**Directions**. Take the lines of the data below from the very first through the line containing "plt.rcParams['font.family'] = ['Liberation" and output them exactly, pictures excluded.

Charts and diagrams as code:
--------------------------------------------------

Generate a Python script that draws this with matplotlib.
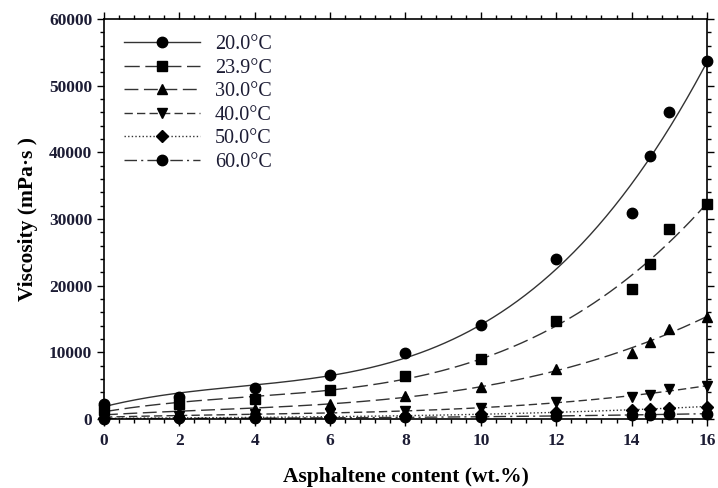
import numpy as np
import matplotlib
matplotlib.use("Agg")
import matplotlib.pyplot as plt
from matplotlib.lines import Line2D
from matplotlib.ticker import MultipleLocator

plt.rcParams['font.family'] = ['Liberation Serif', 'DejaVu Serif']

asphaltene = [0, 2, 4, 6, 8, 10, 12, 14, 14.5, 15, 16]
labels = ["20.0°C", "23.9°C", "30.0°C", "40.0°C", "50.0°C", "60.0°C"]
visc_20_0 = [2300, 3350, 4600, 6600, 9900, 14100, 24000, 30900, 39450, 46050, 53700]
visc_23_9 = [1300, 2300, 3000, 4350, 6500, 9000, 14700, 19500, 23200, 28500, 32300]
visc_30_0 = [700, 1100, 1500, 2300, 3450, 4800, 7500, 9900, 11600, 13500, 15350]
visc_40_0 = [300, 500, 700, 900, 1200, 1700, 2600, 3300, 3600, 4500, 5000]
visc_50_0 = [100, 150, 250, 350, 500, 700, 1000, 1350, 1500, 1700, 1850]
visc_60_0 = [50, 80, 120, 170, 250, 350, 450, 600, 650, 700, 800]

series = [visc_20_0, visc_23_9, visc_30_0, visc_40_0, visc_50_0, visc_60_0]
markers = ['o', 's', '^', 'v', 'D', 'o']
msizes = [7.5, 6.8, 7.2, 7.2, 6.2, 7.5]
styles = ['-', (0, (11, 4)), (0, (10, 4)), (0, (6, 3)), (0, (1, 1.6)), (0, (9, 3, 1.5, 3))]
line_color = '#333333'
text_color = '#1c1c34'

fig = plt.figure(figsize=(7.18, 4.88), dpi=100)
ax = fig.add_axes([0.1448, 0.1414, 0.8399, 0.8196])

x = np.array(asphaltene, dtype=float)
xs = np.linspace(0, 16, 300)
handles = []
for vals, m, ms, ls, lab in zip(series, markers, msizes, styles, labels):
    y = np.array(vals, dtype=float)
    coef = np.polyfit(x, y, 3)
    ax.plot(xs, np.polyval(coef, xs), color=line_color, lw=1.0, linestyle=ls, zorder=2)
    ax.plot(x, y, linestyle='none', marker=m, ms=ms, color='black', zorder=3, clip_on=False)
    handles.append(Line2D([], [], color=line_color, lw=1.0, linestyle=ls, marker=m,
                          ms=ms, markerfacecolor='black', markeredgecolor='black', label=lab))

ax.set_xlim(0, 16)
ax.set_ylim(0, 60000)
ax.xaxis.set_major_locator(MultipleLocator(2))
ax.xaxis.set_minor_locator(MultipleLocator(0.4))
ax.yaxis.set_major_locator(MultipleLocator(10000))
ax.yaxis.set_minor_locator(MultipleLocator(2000))
ax.tick_params(which='both', direction='out', top=True, right=True,
               labeltop=False, labelright=False, width=1.0, colors='black')
ax.tick_params(which='major', length=5, labelsize=12.5, labelcolor=text_color)
ax.tick_params(which='minor', length=3)
ax.tick_params(axis='x', which='major', pad=5)
for lbl in ax.get_xticklabels() + ax.get_yticklabels():
    lbl.set_fontweight('bold')
for sp in ax.spines.values():
    sp.set_linewidth(1.2)

ax.set_xlabel('Asphaltene content (wt.%)', fontsize=15.5, fontweight='bold', labelpad=13)
ax.set_ylabel('Viscosity (mPa·s )', fontsize=15.5, fontweight='bold', labelpad=8)

leg = ax.legend(handles=handles, loc='upper left', frameon=False, fontsize=14.5,
                handlelength=3.75, handletextpad=0.75, labelspacing=0.22,
                bbox_to_anchor=(0.0, 1.01), borderaxespad=0.6)
for t in leg.get_texts():
    t.set_color(text_color)

fig.savefig('out.png', dpi=100)
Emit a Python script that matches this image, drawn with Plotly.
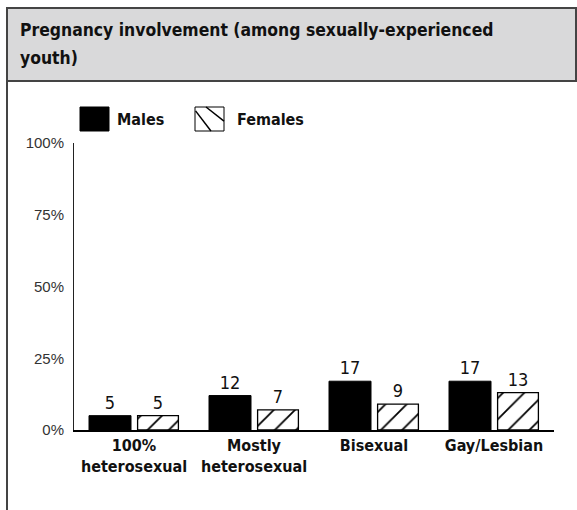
import plotly.graph_objects as go

categories = ["100%<br>heterosexual", "Mostly<br>heterosexual", "Bisexual", "Gay/Lesbian"]
males = [5, 12, 17, 17]
females = [5, 7, 9, 13]
y_ticks = [0, 25, 50, 75, 100]
y_tick_labels = ["0%", "25%", "50%", "75%", "100%"]
title_line1 = "Pregnancy involvement (among sexually-experienced"
title_line2 = "youth)"

W, H = 577, 510
L, R, T, B = 74, 23, 143, 80
PW, PH = W - L - R, H - T - B

def px(x):
    return (x - L) / PW

def py(y):
    return (H - B - y) / PH

NARROW = "DejaVu Sans Condensed"

fig = go.Figure()
fig.add_trace(go.Bar(
    x=categories, y=males, name="Males",
    marker=dict(color="black", line=dict(color="black", width=1)),
    width=0.35, offset=-0.375,
    text=males, textposition="outside",
    textfont=dict(family=NARROW, size=18, color="#111"),
    cliponaxis=False, showlegend=False,
))
fig.add_trace(go.Bar(
    x=categories, y=females, name="Females",
    marker=dict(color="white", line=dict(color="black", width=1.3),
                pattern=dict(shape="/", size=15, solidity=0.12, fgcolor="black",
                             bgcolor="white", fgopacity=1)),
    width=0.34, offset=0.03,
    text=females, textposition="outside",
    textfont=dict(family=NARROW, size=18, color="#111"),
    cliponaxis=False, showlegend=False,
))

shapes = []
shapes.append(dict(type="rect", xref="paper", yref="paper",
                   x0=px(7), x1=px(576), y0=py(8), y1=py(81),
                   fillcolor="#d9d9da", line=dict(color="#444", width=2), layer="below"))
shapes.append(dict(type="line", xref="paper", yref="paper",
                   x0=px(7), x1=px(7), y0=py(81), y1=py(512),
                   line=dict(color="#444", width=2)))
shapes.append(dict(type="rect", xref="paper", yref="paper",
                   x0=px(80), x1=px(109), y0=py(107), y1=py(131),
                   fillcolor="black", line=dict(color="black", width=1)))
fx0, fx1, fy0, fy1 = 195, 224, 107, 131
shapes.append(dict(type="rect", xref="paper", yref="paper",
                   x0=px(fx0), x1=px(fx1), y0=py(fy0), y1=py(fy1),
                   fillcolor="white", line=dict(color="black", width=1)))
for (a, b, c, d) in [(0.02, 0.16, 0.55, 1.0), (0.38, 0.0, 1.0, 0.59)]:
    shapes.append(dict(type="line", xref="paper", yref="paper",
                       x0=px(fx0 + a * (fx1 - fx0)), y0=py(fy0 + b * (fy1 - fy0)),
                       x1=px(fx0 + c * (fx1 - fx0)), y1=py(fy0 + d * (fy1 - fy0)),
                       line=dict(color="black", width=1.5)))

annotations = [
    dict(text="<b>" + title_line1 + "</b>", xref="paper", yref="paper",
         x=px(18), y=py(30), xanchor="left", yanchor="middle", showarrow=False,
         font=dict(family=NARROW, size=17.4, color="#111")),
    dict(text="<b>" + title_line2 + "</b>", xref="paper", yref="paper",
         x=px(18), y=py(58), xanchor="left", yanchor="middle", showarrow=False,
         font=dict(family=NARROW, size=17.4, color="#111")),
    dict(text="<b>Males</b>", xref="paper", yref="paper",
         x=px(115), y=py(119), xanchor="left", yanchor="middle", showarrow=False,
         font=dict(family=NARROW, size=16, color="#111")),
    dict(text="<b>Females</b>", xref="paper", yref="paper",
         x=px(235), y=py(119), xanchor="left", yanchor="middle", showarrow=False,
         font=dict(family=NARROW, size=16, color="#111")),
]

fig.update_layout(
    width=W, height=H,
    margin=dict(l=L, r=R, t=T, b=B),
    paper_bgcolor="white", plot_bgcolor="white",
    barmode="group",
    shapes=shapes, annotations=annotations,
    xaxis=dict(showgrid=False, showline=True, linecolor="black", linewidth=2,
               ticks="", tickfont=dict(family=NARROW, size=16, color="#111"),
               tickprefix="<b>", ticksuffix="</b>"),
    yaxis=dict(range=[0, 100], tickvals=y_ticks, ticktext=y_tick_labels,
               showgrid=False, zeroline=False, showline=True, linecolor="#222", linewidth=1,
               ticks="", ticklabelstandoff=6,
               tickfont=dict(family="Liberation Sans", size=15, color="#333")),
    showlegend=False,
)

fig.write_html("out.html", config={"displayModeBar": False},
               post_script="document.body.style.margin='0';")
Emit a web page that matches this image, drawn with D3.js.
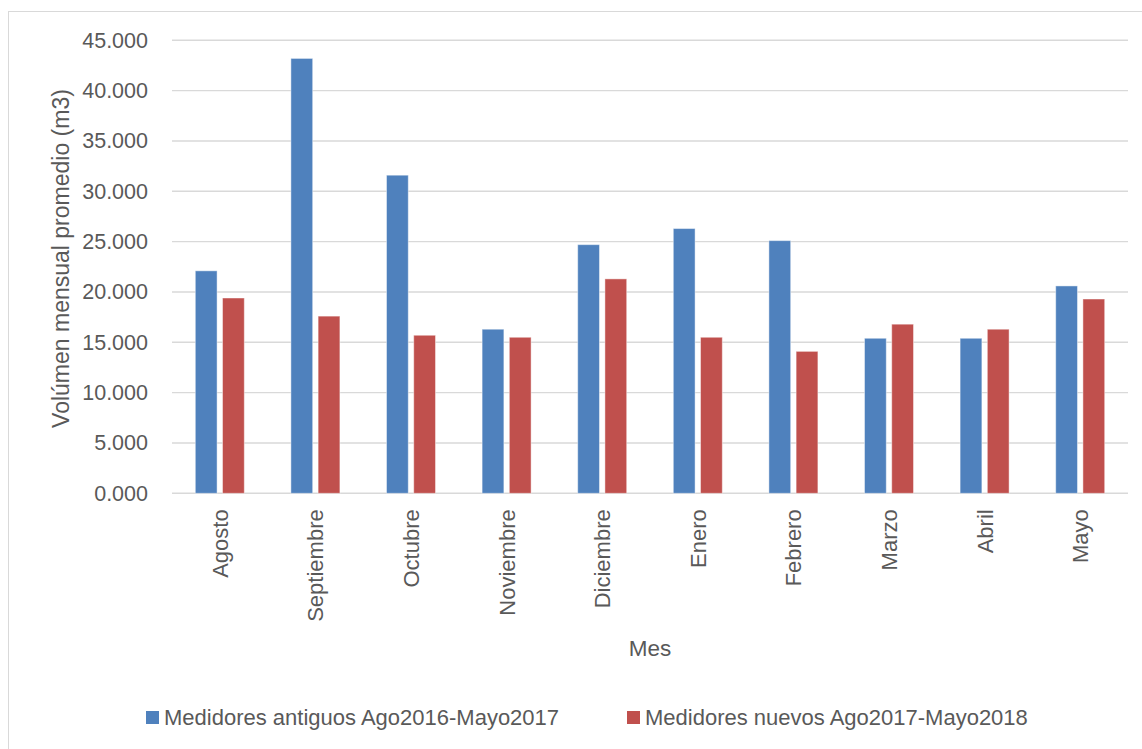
<!DOCTYPE html>
<html>
<head>
<meta charset="utf-8">
<script src="https://cdn.jsdelivr.net/npm/d3@7/dist/d3.min.js"></script>
<style>
  html, body { margin: 0; padding: 0; background: #ffffff; }
  svg { display: block; font-family: "Liberation Sans", Arial, sans-serif; }
</style>
</head>
<body>
<svg id="chart" width="1142" height="749"></svg>
<script>
// Monthly average volume per meter type (thousands of m3)
const months = ["Agosto", "Septiembre", "Octubre", "Noviembre", "Diciembre",
                "Enero", "Febrero", "Marzo", "Abril", "Mayo"];
const seriesNames = ["Medidores antiguos Ago2016-Mayo2017",
                     "Medidores nuevos Ago2017-Mayo2018"];
const antiguos = [22.1, 43.2, 31.6, 16.3, 24.7, 26.3, 25.1, 15.4, 15.4, 20.6];
const nuevos   = [19.4, 17.6, 15.7, 15.5, 21.3, 15.5, 14.1, 16.8, 16.3, 19.3];
const yTicks   = [0, 5, 10, 15, 20, 25, 30, 35, 40, 45];
const colors   = ["#4F81BD", "#C0504D"];

const svg = d3.select("#chart");
const textColor = "#595959";
const gridColor = "#D9D9D9";

// chart area frame
svg.append("rect")
  .attr("x", 8.5).attr("y", 11.5)
  .attr("width", 1160).attr("height", 760)
  .attr("fill", "#ffffff")
  .attr("stroke", "#D9D9D9").attr("stroke-width", 1);

const plot = { left: 172, right: 1128, top: 40.3, bottom: 493.3 };

const y = d3.scaleLinear().domain([0, 45]).range([plot.bottom, plot.top]);
const x0 = d3.scaleBand().domain(months).range([plot.left, plot.right])
  .paddingInner(0).paddingOuter(0);
const groupWidth = 49;
const x1 = d3.scaleBand().domain([0, 1]).range([0, groupWidth]).paddingInner(0.2);

// horizontal gridlines
svg.append("g")
  .selectAll("line")
  .data(yTicks)
  .join("line")
  .attr("x1", plot.left).attr("x2", plot.right)
  .attr("y1", d => y(d)).attr("y2", d => y(d))
  .attr("stroke", gridColor).attr("stroke-width", 1.4);

// y axis tick labels
const yAxis = d3.axisLeft(y).tickValues(yTicks)
  .tickSize(0).tickPadding(0)
  .tickFormat(d => d3.format(".3f")(d));
const gy = svg.append("g").attr("transform", `translate(148,0)`).call(yAxis);
gy.select(".domain").remove();
gy.selectAll("text")
  .attr("fill", textColor)
  .attr("font-size", "21.5px")
  .attr("font-family", "Liberation Sans, Arial, sans-serif");

// bars
const rows = months.map((m, i) => ({ month: m, values: [antiguos[i], nuevos[i]] }));
const groups = svg.append("g")
  .selectAll("g")
  .data(rows)
  .join("g")
  .attr("transform", d => `translate(${x0(d.month) + (x0.bandwidth() - groupWidth) / 2},0)`);

groups.selectAll("rect")
  .data(d => d.values.map((v, k) => ({ k, v })))
  .join("rect")
  .attr("x", d => x1(d.k))
  .attr("width", x1.bandwidth())
  .attr("y", d => y(d.v))
  .attr("height", d => y(0) - y(d.v))
  .attr("fill", d => colors[d.k])
  .attr("stroke", "rgba(255,255,255,0.45)")
  .attr("stroke-width", 1);

// x axis labels (rotated)
const xAxis = d3.axisBottom(x0).tickSize(0).tickPadding(0);
const gx = svg.append("g").attr("transform", `translate(0,${plot.bottom})`).call(xAxis);
gx.select(".domain").remove();
gx.selectAll("text")
  .attr("fill", textColor)
  .attr("font-size", "22px")
  .attr("font-family", "Liberation Sans, Arial, sans-serif")
  .attr("text-anchor", "end")
  .attr("transform", "rotate(-90)")
  .attr("x", -16)
  .attr("y", 0)
  .attr("dy", "0.36em");

// axis titles
svg.append("text")
  .attr("transform", `translate(69,258.5) rotate(-90)`)
  .attr("text-anchor", "middle")
  .attr("fill", textColor)
  .attr("font-size", "23px")
  .text("Volúmen mensual promedio (m3)");

svg.append("text")
  .attr("x", 650).attr("y", 656)
  .attr("text-anchor", "middle")
  .attr("fill", textColor)
  .attr("font-size", "22.5px")
  .text("Mes");

// legend
const legendItems = [
  { name: seriesNames[0], color: colors[0], x: 146 },
  { name: seriesNames[1], color: colors[1], x: 627 }
];
const lg = svg.append("g").selectAll("g").data(legendItems).join("g")
  .attr("transform", d => `translate(${d.x},711)`);
lg.append("rect")
  .attr("width", 13).attr("height", 13)
  .attr("fill", d => d.color);
lg.append("text")
  .attr("x", 18).attr("y", 6.5).attr("dy", "0.36em")
  .attr("fill", textColor)
  .attr("font-size", "22px")
  .text(d => d.name);
</script>
</body>
</html>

--------------------------------------------------

**Answer in full**.
Generate a Python script that draws this with matplotlib.
import numpy as np
import matplotlib
matplotlib.use("Agg")
import matplotlib.pyplot as plt
from matplotlib.lines import Line2D
from matplotlib.ticker import MultipleLocator

plt.rcParams['font.family'] = ['Liberation Serif', 'DejaVu Serif']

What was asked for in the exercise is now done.